Federal leaders, MPs test their message on the summer BBQ circuit

Prime Minister Justin Trudeau and Conservative Leader Pierre Poilievre (pictured) will spend the summer talking to everyday Canadians and testing out their respective messages to see what sticks. Photo credit: Twitter/Pierre Poilievre


Being in Ottawa for most of the year can leave federal politicians out of touch with reality and the thinking of everyday Canadians. An MP’s time is largely taken up by meetings, committee work, travelling, and partisan posturing when the House of Commons is sitting.

When summer rolls around and the preliminary work slows down, politicians have time to catch up on local issues, show face in their communities, and reconnect with the voters that sent them to the nation’s capital in the first place. 

For the red team, led by Prime Minister Justin Trudeau, this summer is about getting their messaging back on track. They spent the winter and spring sitting in Ottawa on the defence while opposition parties attacked. The government was mired in scandals, foreign interference in elections, failures to provide services, passport delays, and ministers’ missteps, leaving little chance of controlling the narrative.

Rumours around Ottawa have been swirling for some time now about a cabinet shuffle. Replacing ministers not running in the next election and those with struggling portfolios could invigorate the party. The government will be able to raise the profile of MPs who could be in tough re-election races and bring some new ideas to the table. Not to mention, by replacing someone, there is a clear scapegoat for past problems, and if they are not running again, it becomes even easier to blame the last person.
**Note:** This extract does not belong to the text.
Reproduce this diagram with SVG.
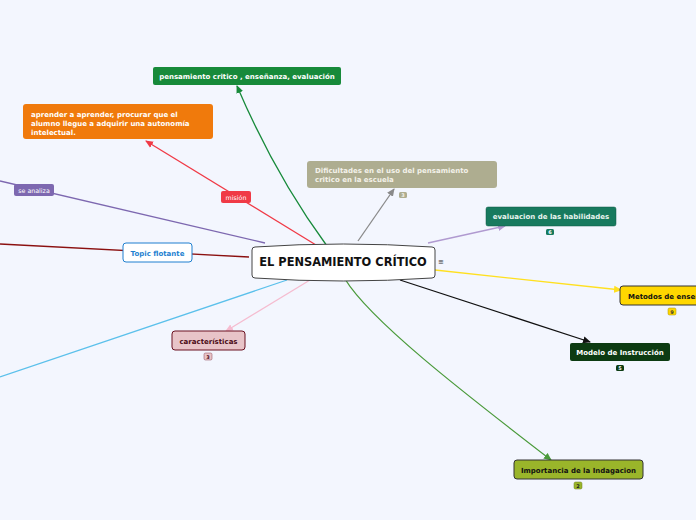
<svg xmlns="http://www.w3.org/2000/svg" width="696" height="520" viewBox="0 0 696 520">
<style>
text{font-family:"DejaVu Sans","Verdana",sans-serif;font-weight:bold}
.t{font-size:7px}
.w{fill:#ffffff}
.k{fill:#111111}
.c{fill:none;stroke-width:1.3}
.b{font-size:5px;text-anchor:middle}
</style>
<defs>
<marker id="ag" markerWidth="8" markerHeight="8" refX="7" refY="4" orient="auto" markerUnits="userSpaceOnUse"><path d="M0,0.5 L8,4 L0,7.5 Z" fill="#178a3a"/></marker>
<marker id="ar" markerWidth="8" markerHeight="8" refX="7" refY="4" orient="auto" markerUnits="userSpaceOnUse"><path d="M0,0.5 L8,4 L0,7.5 Z" fill="#f03a46"/></marker>
<marker id="agr" markerWidth="8" markerHeight="8" refX="7" refY="4" orient="auto" markerUnits="userSpaceOnUse"><path d="M0,0.5 L8,4 L0,7.5 Z" fill="#8a8a8a"/></marker>
<marker id="al" markerWidth="8" markerHeight="8" refX="7" refY="4" orient="auto" markerUnits="userSpaceOnUse"><path d="M0,0.5 L8,4 L0,7.5 Z" fill="#b09ad0"/></marker>
<marker id="ay" markerWidth="8" markerHeight="8" refX="7" refY="4" orient="auto" markerUnits="userSpaceOnUse"><path d="M0,0.5 L8,4 L0,7.5 Z" fill="#ffe020"/></marker>
<marker id="ak" markerWidth="8" markerHeight="8" refX="7" refY="4" orient="auto" markerUnits="userSpaceOnUse"><path d="M0,0.5 L8,4 L0,7.5 Z" fill="#111111"/></marker>
<marker id="ao" markerWidth="8" markerHeight="8" refX="7" refY="4" orient="auto" markerUnits="userSpaceOnUse"><path d="M0,0.5 L8,4 L0,7.5 Z" fill="#4a9a3a"/></marker>
<marker id="ap" markerWidth="8" markerHeight="8" refX="7" refY="4" orient="auto" markerUnits="userSpaceOnUse"><path d="M0,0.5 L8,4 L0,7.5 Z" fill="#f5bcd0"/></marker>
</defs>
<rect width="696" height="520" fill="#f3f6fe"/>
<g id="connectors">
<path class="c" d="M327 246 Q275 175 237 86" stroke="#178a3a" marker-end="url(#ag)"/>
<path class="c" d="M316 245 L146 141" stroke="#f03a46" marker-end="url(#ar)"/>
<path class="c" d="M358 241 L394 189" stroke="#8a8a8a" marker-end="url(#agr)"/>
<path class="c" d="M428 243 L505 226" stroke="#b09ad0" marker-end="url(#al)"/>
<path class="c" d="M435 270 L621 290" stroke="#ffe020" marker-end="url(#ay)"/>
<path class="c" d="M400 280 L590 342" stroke="#111111" marker-end="url(#ak)"/>
<path class="c" d="M345 279 C370 320 460 390 551 460" stroke="#4a9a3a" marker-end="url(#ao)"/>
<path class="c" d="M310 280 L226 331" stroke="#f5bcd0" marker-end="url(#ap)"/>
<path class="c" d="M287 280 L0 377" stroke="#5bc0eb"/>
<path class="c" d="M249 257 L0 244" stroke="#8b1010"/>
<path class="c" d="M265 243 L0 181" stroke="#7d68b0"/>
</g>
<g id="label-se-analiza">
<rect x="14" y="184" width="40" height="12" rx="2" fill="#7d68b0"/>
<text x="34" y="192.5" text-anchor="middle" style="font-size:6.3px;font-weight:normal" class="w">se analiza</text>
</g>
<g id="label-mision">
<rect x="221" y="191" width="30" height="12" rx="2" fill="#f03a46"/>
<text x="236" y="199.5" text-anchor="middle" style="font-size:6.3px;font-weight:normal" class="w">misión</text>
</g>
<g id="node-central">
<path d="M255 247 Q343 241 432 247 Q435 247 435 250 L435 275 Q435 278 432 278 Q343 284 255 278 Q252 278 252 275 L252 250 Q252 247 255 247 Z" fill="#ffffff" stroke="#444444" stroke-width="1"/>
<text x="343" y="266" text-anchor="middle" style="font-size:11.4px" class="k">EL PENSAMIENTO CRÍTICO</text>
<text x="441" y="264" text-anchor="middle" style="font-size:7px;font-weight:normal" fill="#333">≡</text>
</g>
<g id="node-pensamiento">
<rect x="153" y="67" width="188" height="18" rx="2" fill="#178a3a"/>
<text x="247" y="79" text-anchor="middle" class="t w">pensamiento critico , enseñanza, evaluación</text>
</g>
<g id="node-aprender">
<rect x="23" y="104" width="190" height="35" rx="3" fill="#f07a0c"/>
<text class="t w" x="31" y="117">aprender a aprender, procurar que el</text>
<text class="t w" x="31" y="126">alumno llegue a adquirir una autonomía</text>
<text class="t w" x="31" y="135">intelectual.</text>
</g>
<g id="node-dificultades">
<rect x="307" y="161" width="190" height="27" rx="3" fill="#aead90"/>
<text class="t" fill="#f4f2ea" x="315" y="173">Dificultades en el uso del pensamiento</text>
<text class="t" fill="#f4f2ea" x="315" y="182">critico en la escuela</text>
<rect x="399" y="192" width="8" height="6" rx="1.5" fill="#aead90"/>
<text class="b" x="403" y="197" fill="#f4f2ea">3</text>
</g>
<g id="node-evaluacion">
<rect x="486" y="207" width="130" height="19" rx="2" fill="#177a5e" stroke="#0f5a44" stroke-width="0.5"/>
<text x="551" y="219" text-anchor="middle" class="t" fill="#e8f4ee">evaluacion de las habilidades</text>
<rect x="546" y="229" width="8" height="6" rx="1.5" fill="#177a5e"/>
<text class="b" x="550" y="234" fill="#fff">6</text>
</g>
<g id="node-metodos">
<rect x="620" y="286" width="90" height="19" rx="3" fill="#ffd700" stroke="#333" stroke-width="1"/>
<text x="628" y="298.5" class="t k">Metodos de enseñanza</text>
<rect x="668" y="308" width="8" height="7" rx="1.5" fill="#ffd700" stroke="#aa9000" stroke-width="0.5"/>
<text class="b" x="672" y="313.5" fill="#333">9</text>
</g>
<g id="node-modelo">
<rect x="570" y="343" width="100" height="18" rx="2" fill="#0c3b12"/>
<text x="620" y="355" text-anchor="middle" class="t w">Modelo de Instrucción</text>
<rect x="616" y="365" width="8" height="6" rx="1.5" fill="#0c3b12"/>
<text class="b" x="620" y="370" fill="#fff">5</text>
</g>
<g id="node-importancia">
<rect x="514" y="460" width="129" height="19" rx="3" fill="#9ab52a" stroke="#333" stroke-width="1"/>
<text x="578.5" y="472.5" text-anchor="middle" class="t k">Importancia de la Indagacion</text>
<rect x="574" y="482" width="8" height="7" rx="1.5" fill="#9ab52a" stroke="#6a7d1c" stroke-width="0.5"/>
<text class="b" x="578" y="487.5" fill="#222">2</text>
</g>
<g id="node-caracteristicas">
<rect x="172" y="331" width="73" height="19" rx="3" fill="#e8c4c8" stroke="#6a1020" stroke-width="1"/>
<text x="208.5" y="343.5" text-anchor="middle" class="t" fill="#4a0a14">características</text>
<rect x="204" y="353" width="8" height="7" rx="1.5" fill="#e8c4c8" stroke="#8a4050" stroke-width="0.5"/>
<text class="b" x="208" y="358.5" fill="#4a0a14">3</text>
</g>
<g id="node-topic-flotante">
<rect x="123" y="243" width="69" height="19" rx="3" fill="#ffffff" stroke="#1e7fd0" stroke-width="1"/>
<text x="157.5" y="255.5" text-anchor="middle" class="t" fill="#1e7fd0">Topic flotante</text>
</g>
</svg>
With some new faces at the cabinet table, the government will be spending the rest of the summer showcasing its new talent alongside the Prime Minister. The Liberals have nearly a decade to run on, both good and bad. They want to be able to tell their story about their success, and they will be testing out this message throughout the summer.
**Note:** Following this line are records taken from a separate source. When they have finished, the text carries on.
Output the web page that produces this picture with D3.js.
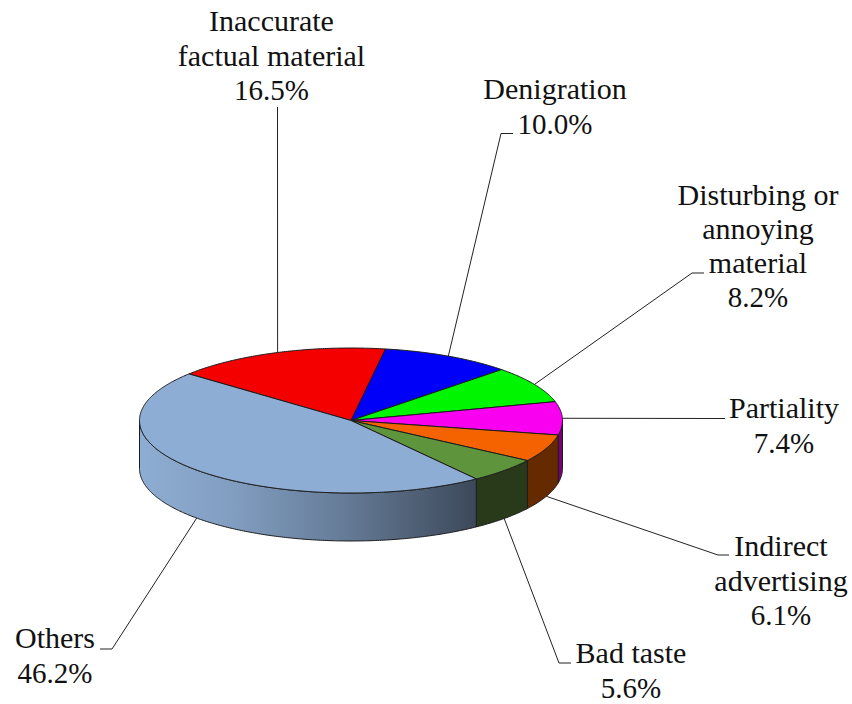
<!DOCTYPE html>
<html>
<head>
	<meta charset="utf-8">
	<title>Complaints pie</title>
	<script src="https://d3js.org/d3.v7.min.js"></script>
	<style>
		html, body { margin: 0; padding: 0; background: #fff; }
		svg { display: block; }
		.label { font-family: "Liberation Serif", serif; font-size: 30px; fill: #111; text-anchor: middle; }
		.label .pct { font-size: 29px; }
		.leader { fill: none; stroke: #222; stroke-width: 1px; }
		.top, .side { stroke: #1c1c1c; stroke-width: 1px; stroke-linejoin: round; }
	</style>
</head>
<body>
<svg id="chart" width="852" height="704"></svg>
<script>
var categories = ['Inaccurate factual material', 'Denigration', 'Disturbing or annoying material', 'Partiality', 'Indirect advertising', 'Bad taste', 'Others'];
var values = [16.5, 10.0, 8.2, 7.4, 6.1, 5.6, 46.2];
var topColors = ['#f50000', '#0000fa', '#00f500', '#fa00f0', '#f56200', '#5e943c', '#8eadd4'];
var sideColors = ['#7a0000', '#00007a', '#007a00', '#7a0078', '#662a00', '#283a1a', 'url(#othersSide)'];
var labelLines = [
	['Inaccurate', 'factual material', '16.5%'],
	['Denigration', '10.0%'],
	['Disturbing or', 'annoying', 'material', '8.2%'],
	['Partiality', '7.4%'],
	['Indirect', 'advertising', '6.1%'],
	['Bad taste', '5.6%'],
	['Others', '46.2%']
];

// label layout: x centre, first baseline, line step
var labelPos = [
	{x: 271.5, y: 31, dy: 34.5},
	{x: 555, y: 99, dy: 35},
	{x: 758, y: 205, dy: 34},
	{x: 784, y: 418, dy: 35},
	{x: 781, y: 556, dy: 34.5},
	{x: 631, y: 663, dy: 34.5},
	{x: 55, y: 648, dy: 35}
];
// elbows of the leader lines, from the pie outwards
var leaderEnds = [
	[[277.5, 107]],
	[[501, 133.5], [513, 133.5]],
	[[692, 273], [704, 273]],
	[[725, 418.5]],
	[[718, 555], [729, 555]],
	[[559, 663], [571, 663]],
	[[112, 649], [100, 649]]
];

var _cx = 351, _cy = 420.5, _rx = 211.5, _ry = 72.5, _depth = 48,
	_start = -50 * Math.PI / 180;

var _x = d3.scaleLinear([-1, 1], [_cx - _rx, _cx + _rx]),
	_y = d3.scaleLinear([-1, 1], [_cy - _ry, _cy + _ry]);

var _svg = d3.select('#chart');

var _grad = _svg.append('defs').append('linearGradient')
	.attr('id', 'othersSide')
	.attr('gradientUnits', 'userSpaceOnUse')
	.attr('x1', _x(-1)).attr('x2', 477).attr('y1', 0).attr('y2', 0);
_grad.append('stop').attr('offset', '0').attr('stop-color', '#8eadd2');
_grad.append('stop').attr('offset', '0.25').attr('stop-color', '#83a0c3');
_grad.append('stop').attr('offset', '0.6').attr('stop-color', '#667c98');
_grad.append('stop').attr('offset', '1').attr('stop-color', '#3c4859');

var _slices = d3.pie().sort(null).startAngle(_start).endAngle(_start + 2 * Math.PI)(values);

var _line = d3.line();

// point on the rim, angle clockwise from the top
function rim(a, down) {
	return [_x(Math.sin(a)), _y(-Math.cos(a)) + (down || 0)];
}
function arcPoints(a0, a1, down) {
	var n = Math.max(2, Math.ceil(Math.abs(a1 - a0) / 0.01));
	return d3.range(n + 1).map(function (i) {
		return rim(a0 + (a1 - a0) * i / n, down);
	});
}

// side walls, only the front half shows
var _sides = _svg.append('g');
_slices.forEach(function (d, i) {
	var a0 = Math.max(d.startAngle, Math.PI / 2),
		a1 = Math.min(d.endAngle, 3 * Math.PI / 2);
	if (a1 <= a0) return;
	var pts = arcPoints(a0, a1, 0).concat(arcPoints(a1, a0, _depth));
	_sides.append('path')
		.attr('class', 'side')
		.attr('d', _line(pts) + 'Z')
		.attr('fill', sideColors[i]);
});

// top faces
var _tops = _svg.append('g');
_slices.forEach(function (d, i) {
	var pts = [[_x(0), _y(0)]].concat(arcPoints(d.startAngle, d.endAngle, 0));
	_tops.append('path')
		.attr('class', 'top')
		.attr('d', _line(pts) + 'Z')
		.attr('fill', topColors[i]);
});

// leader lines start at the middle of each slice
_slices.forEach(function (d, i) {
	var mid = (d.startAngle + d.endAngle) / 2,
		front = Math.cos(mid) < -0.2,
		pts = [rim(mid, front ? _depth : 0)].concat(leaderEnds[i]);
	_svg.append('path')
		.attr('class', 'leader')
		.attr('d', _line(pts));
});

// labels
labelLines.forEach(function (lines, i) {
	var t = _svg.append('text').attr('class', 'label');
	lines.forEach(function (s, j) {
		t.append('tspan')
			.attr('class', j == lines.length - 1 ? 'pct' : null)
			.attr('x', labelPos[i].x)
			.attr('y', labelPos[i].y + j * labelPos[i].dy)
			.text(s);
	});
});
</script>
</body>
</html>
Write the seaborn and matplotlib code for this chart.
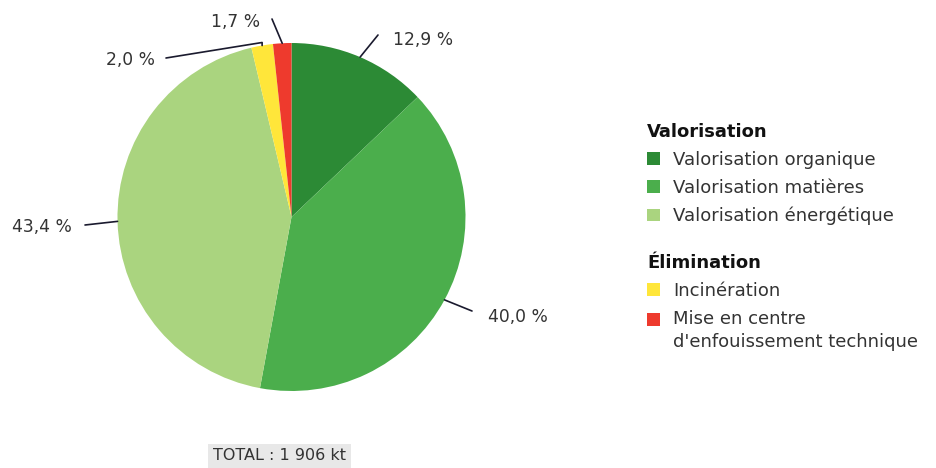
import matplotlib
matplotlib.use("Agg")
import matplotlib.pyplot as plt
import seaborn as sns
import numpy as np
from matplotlib.patches import Patch
from matplotlib.legend_handler import HandlerPatch

sns.set_theme(style="white")
plt.rcParams['font.family'] = ['DejaVu Sans']

categories = ["Valorisation organique", "Valorisation matières", "Valorisation énergétique",
              "Incinération", "Mise en centre\nd'enfouissement technique"]
values = [12.9, 40.0, 43.4, 2.0, 1.7]
labels = ["12,9 %", "40,0 %", "43,4 %", "2,0 %", "1,7 %"]
colors = ["#2c8a35", "#4bae4c", "#aad47f", "#ffe63a", "#ee3a2d"]
groups = ["Valorisation", "Valorisation", "Valorisation", "Élimination", "Élimination"]
total_text = "TOTAL : 1 906 kt"

W, H = 936, 468
fig = plt.figure(figsize=(W / 100, H / 100), dpi=100)
ax = fig.add_axes([0, 0, 1, 1])
ax.set_xlim(0, W)
ax.set_ylim(0, H)
ax.axis("off")

cx, cy, r = 291.5, H - 217, 174
wedges, _ = ax.pie(values, colors=colors, startangle=90, counterclock=False,
                   center=(cx, cy), radius=r, wedgeprops=dict(linewidth=0))
ax.set_xlim(0, W)
ax.set_ylim(0, H)

# label text positions (pixel coords, y down) and leader end points
txt_pos = [(393, 40), (488, 317), (12, 227), (106, 60), (211, 22)]
elbow = [(378, 35), (472, 311), (85, 225), (166, 58), (272, 19)]
txt_color = "#333333"
line_color = "#1a1a2e"
for i, w in enumerate(wedges):
    ang = np.deg2rad((w.theta1 + w.theta2) / 2)
    ax_, ay_ = cx + r * np.cos(ang), cy + r * np.sin(ang)
    ex, ey = elbow[i]
    ey = H - ey
    if i == 3:
        ax.plot([ex, ax_, ax_], [ey, ay_ + 3, ay_], color=line_color, lw=1.2)
    else:
        ax.plot([ax_, ex], [ay_, ey], color=line_color, lw=1.2)
    tx, ty = txt_pos[i]
    ax.text(tx, H - ty, labels[i], ha="left", va="center", fontsize=12.3, color=txt_color)

ax.text(213, H - 456, total_text, ha="left", va="center", fontsize=11.5, color=txt_color,
        bbox=dict(boxstyle="square,pad=0.3", fc="#e8e8e8", ec="none"))


class ShiftedHandler(HandlerPatch):
    def __init__(self, dy, **kw):
        super().__init__(**kw)
        self.dy = dy

    def create_artists(self, legend, orig_handle, xdescent, ydescent, width, height,
                       fontsize, trans):
        return super().create_artists(legend, orig_handle, xdescent, ydescent - self.dy,
                                      width, height, fontsize, trans)


def make_legend(group, y_px):
    idx = [i for i, g in enumerate(groups) if g == group]
    handles = [Patch(facecolor=colors[i], edgecolor="none", label=categories[i]) for i in idx]
    hmap = {}
    for h, i in zip(handles, idx):
        if "\n" in categories[i]:
            hmap[h] = ShiftedHandler(8.5)
    leg = fig.legend(handles=handles, loc="upper left", bbox_to_anchor=(647 / W, 1 - y_px / H),
                     frameon=False, title=group, alignment="left", fontsize=13,
                     title_fontproperties={"weight": "bold", "size": 13},
                     handlelength=0.72, handleheight=0.72, handletextpad=0.72,
                     labelspacing=0.55, borderpad=0, borderaxespad=0, handler_map=hmap)
    for t in leg.get_texts():
        t.set_color(txt_color)
        t.set_linespacing(1.38)
    leg.get_title().set_color("#111111")
    return leg

make_legend("Valorisation", 123)
make_legend("Élimination", 254)

fig.savefig("out.png", dpi=100)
On the other side of the coin, Pierre Poilievre and his Tories are revving and ready to go. The Conservative leader has been travelling across Canada since last month and spent Canada Day on the East Coast, which will be a key battleground in the next election. Testing his message to Canadians and a new look, Poilievre is looking to fine-tune his pitch to Canadians this summer.

The biggest challenge as an opposition leader is name recognition and gaining national news coverage. Despite Poilievre’s disdain for mainstream media, he has been successful in using his own social media channels and alternative media to create some buzz around his name. He has been speaking to jam-packed rooms across the country about his vision for Canada.
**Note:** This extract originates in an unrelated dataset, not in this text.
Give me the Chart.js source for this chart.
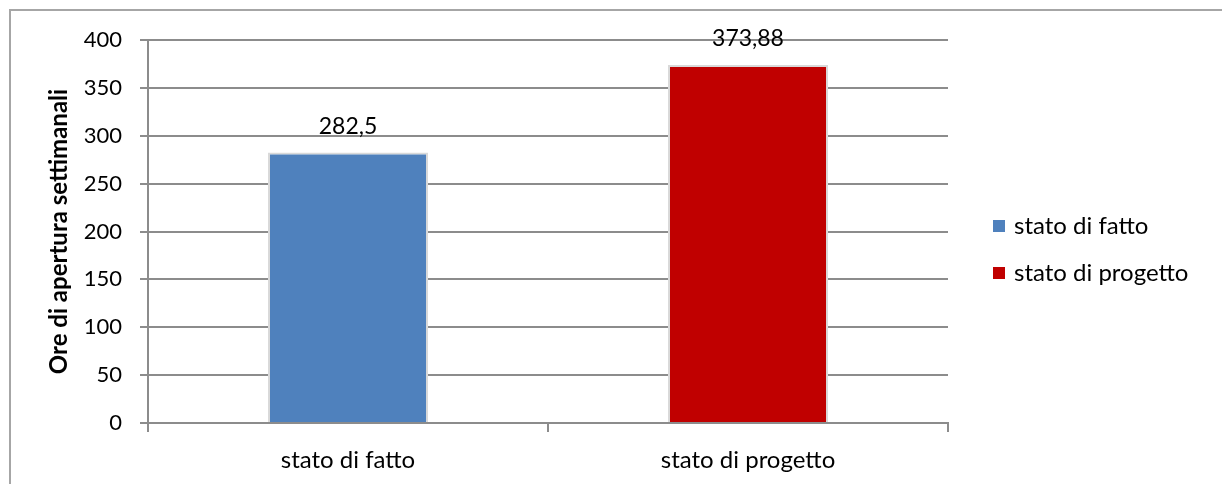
<!DOCTYPE html>
<html>
<head>
<meta charset="utf-8">
<script src="https://cdn.jsdelivr.net/npm/chart.js@4/dist/chart.umd.min.js"></script>
<style>
    body { margin: 0; background: #fff; }
    #wrap { position: relative; width: 1222px; height: 484px; }
    #frame {
        position: absolute; left: 9px; top: 9px; right: 0; bottom: -2px;
        border-top: 2px solid #a6a6a6; border-left: 2px solid #a6a6a6;
    }
    #chart { position: absolute; left: 0; top: 0; }
</style>
</head>
<body>
<div id="wrap">
    <div id="frame"></div>
    <canvas id="chart" width="1222" height="484"></canvas>
</div>
<script>
const categories = ['stato di fatto', 'stato di progetto'];
const hours = [282.5, 373.88];
const barColors = ['#4f81bd', '#c00000'];
const yTicks = [0, 50, 100, 150, 200, 250, 300, 350, 400];

const FONT = 'Lato, "Open Sans", sans-serif';

// value labels above each bar, comma decimals
const valueLabels = {
    id: 'valueLabels',
    afterDatasetsDraw(chart) {
        const ctx = chart.ctx;
        const meta = chart.getDatasetMeta(0);
        ctx.save();
        ctx.font = '23px ' + FONT;
        ctx.fillStyle = '#000';
        ctx.textAlign = 'center';
        ctx.textBaseline = 'middle';
        meta.data.forEach((bar, i) => {
            const text = hours[i].toLocaleString('it-IT');
            ctx.fillText(text, bar.x, bar.y - 26);
        });
        ctx.restore();
    }
};

// legend on the right, one entry per category
const sideLegend = {
    id: 'sideLegend',
    afterDraw(chart) {
        const ctx = chart.ctx;
        const x = chart.chartArea.right + 45;
        ctx.save();
        ctx.font = '24px ' + FONT;
        ctx.textBaseline = 'middle';
        categories.forEach((name, i) => {
            const y = 226 + i * 47;
            ctx.fillStyle = barColors[i];
            ctx.fillRect(x, y - 6, 12, 12);
            ctx.fillStyle = '#000';
            ctx.fillText(name, x + 21, y);
        });
        ctx.restore();
    }
};

new Chart(document.getElementById('chart').getContext('2d'), {
    type: 'bar',
    data: {
        labels: categories,
        datasets: [{
            data: hours,
            backgroundColor: barColors,
            borderColor: '#d9d9d9',
            borderWidth: 2,
            barPercentage: 0.4,
            categoryPercentage: 1
        }]
    },
    options: {
        responsive: false,
        animation: false,
        layout: { padding: { left: 0, right: 274, top: 40, bottom: 0 } },
        plugins: {
            legend: { display: false },
            tooltip: { enabled: false }
        },
        scales: {
            x: {
                grid: {
                    drawOnChartArea: false,
                    drawTicks: true,
                    tickLength: 9,
                    color: '#8c8c8c',
                    lineWidth: 2
                },
                border: { color: '#8c8c8c', width: 2 },
                ticks: { color: '#000', font: { family: FONT, size: 24 }, padding: 14 },
                afterFit(scale) { scale.height = 61; }
            },
            y: {
                min: 0,
                max: 400,
                afterBuildTicks(scale) { scale.ticks = yTicks.map(v => ({ value: v })); },
                grid: { color: '#8c8c8c', lineWidth: 2, tickLength: 8 },
                border: { color: '#8c8c8c', width: 2 },
                ticks: { color: '#000', font: { family: FONT, size: 22 }, padding: 18 },
                title: {
                    display: true,
                    text: 'Ore di apertura settimanali',
                    color: '#000',
                    font: { family: FONT, size: 24, weight: 'bold' },
                    padding: { top: 45, bottom: 0 }
                },
                afterFit(scale) { scale.width = 148; }
            }
        }
    },
    plugins: [valueLabels, sideLegend]
});
</script>
</body>
</html>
The latest poll from Abacus Data found that 81 per cent of Canadians believe it is time for a change in government. This sentiment is something that Poilievre and his team are looking to tap into. Despite a high desire for change, the Conservatives’ polling numbers remain relatively the same, in the mid-30s, which was similar to their position heading into the last election.

The challenge that the Conservatives will face is how efficient the Liberal vote is and how well they mobilize it during a campaign. The Conservatives in the last two elections have won the popular vote but failed to pick up enough seats to win. If the Tories want to change their fate in the next election, they will need to break through into urban centres like Vancouver and the GTA. If Poilievre was smart, he would be spending much of his time in Ontario and Vancouver this summer to drum up support.

It is clear that both party leaders have the same goal – to win. How they reach that goal differs greatly. For Trudeau and his team, they need to find the magic they had in 2015 and 2019 that captivated Canadians to vote for them. For the Tories, they need to find the magic that the Liberals used in past elections, build a coalition of support in urban centres, and tap into the current desire for change and position themselves as ready to lead. 

No matter the results, it will be a heavyweight battle that only one can win. And the winner will be determined by Canadians.